In Dissent Magazine, Chris Maisano gives more extensive consideration to the pros and cons of OWS’ initial reticence to focus on demands thus far.  He concludes that while there is an argument to be made that narrow policy victories might drain power from broader revolutionary agendas,

[I]f #OccupyWallStreet is to persist and become a mass movement with the potential to challenge the power of capital, it needs an infusion of activists oriented toward the organizing model of politics.

This raises key questions for me: what role does direct democracy play in the construction of tangible goals (especially when we consider the larger movement beyond New York City) and how do differentiate the operationalization of the movements demands from their co-optation?

There is a valid concern among OWS’ supporters that political parties and PAC’s are already attempting to direct our momentum for the benefit of their own platforms, and in some cases their own power.  The danger here is that these entities will, at best, dilute the movement’s impact.  At worst, they could redirect our momentum toward superficial reforms that ultimately bolster the very systems OWS opposses or reduce us to factional bickering against the backdrop of next year’s elections.  This concern is why I have trouble with Paul Krugman’s suggestion in a recent New York Times op-ed that:

[W]e shouldn’t make too much of the lack of specifics. It’s clear what kinds of things the Occupy Wall Street demonstrators want, and it’s really the job of policy intellectuals and politicians to fill in the details.

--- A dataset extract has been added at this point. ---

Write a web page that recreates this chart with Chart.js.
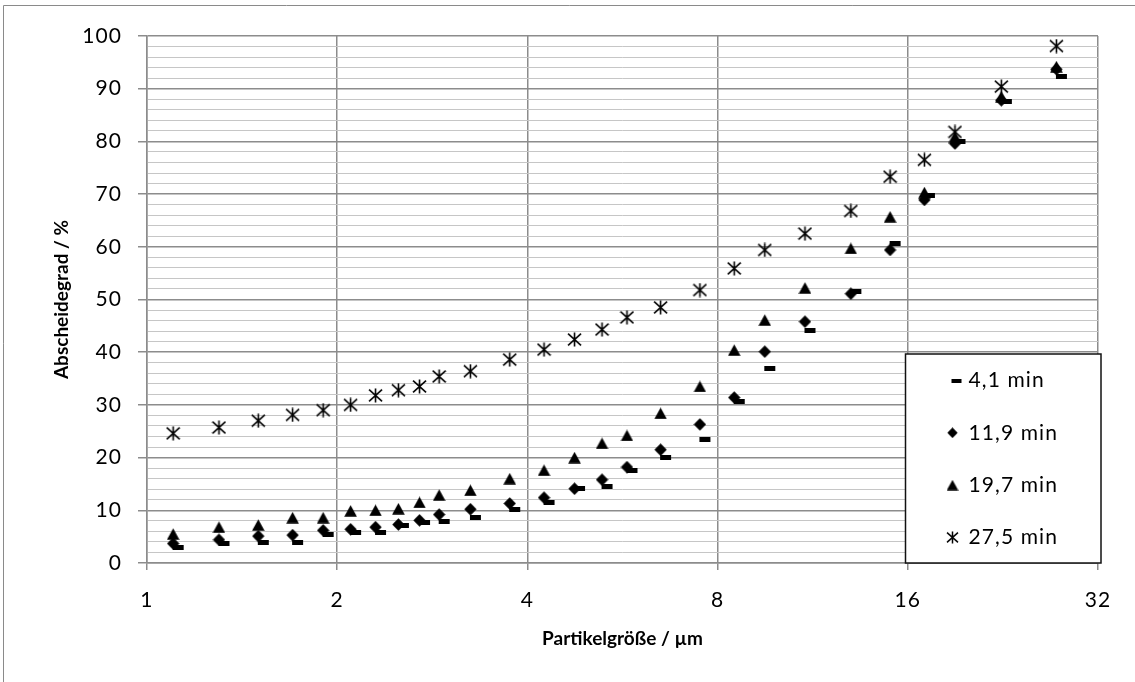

The suggestion that our demands should be filtered through existing policy-making structures sounds like it might just ensure surface reform without substantive change.  It’s not as if there’s been any turnover in the powers that be over the last four weeks and a bit of vague lip service from one side of the partisan aisle doesn’t suggest to me that the political establishment is ready to lash out against the corporate interests that have bankrolled policy decisions to date.  After all, that was (at least in part, at least for some) what the 2008 mobilization of progressives behind Obama was supposed to achieve.  It didn’t anybody very far.

At the end of a call-in segment on the Brian Leher show yesterday, OWS organizer Justed Wedes suggested that some demands from the General Assembly was forthcoming.  One discussion on proposed policy demands can be found on OWS’ website.

In the meantime, here’s my initial take on how we could re-frame the question of demands and results:  We should not ask what Occupy Wall Street’s demands are, but rather how we all might take the social/political momentum for which the occupation itself is currently the vessel and organize it into myriad forms of real, lasting, revolutionary changes that transform the corporatist system we currently inhabit into something human and just.  I think these efforts could be put into three basic categories.

  1. Policy demands. Maybe enough public pressure can bring about viable systems of regulation.  I certainly don’t want to rule it out.
  2. Direct action.  I’m thinking largely of divestment here, whether that’s closing a bank account or organizing a boycott, but activists will no doubt produce other options as well.
  3. Equitable alternatives. Alongside divestment, OWS can provide a venue for creating and/or strengthening alternative economic systems that are more equitable, community-based, and more economically and environmentally sustainable.  This could mean credit unions and community banks, food co-ops and CSAs, mutual aid societies, barter systems, etc.

It seems to me that working towards change on all of these levels allows for a level of plurality and local engagement that would be difficult to achieve if we were to focus exclusively on a unified policy agenda.  It also has the advantage of spreading our eggs across a lot more baskets.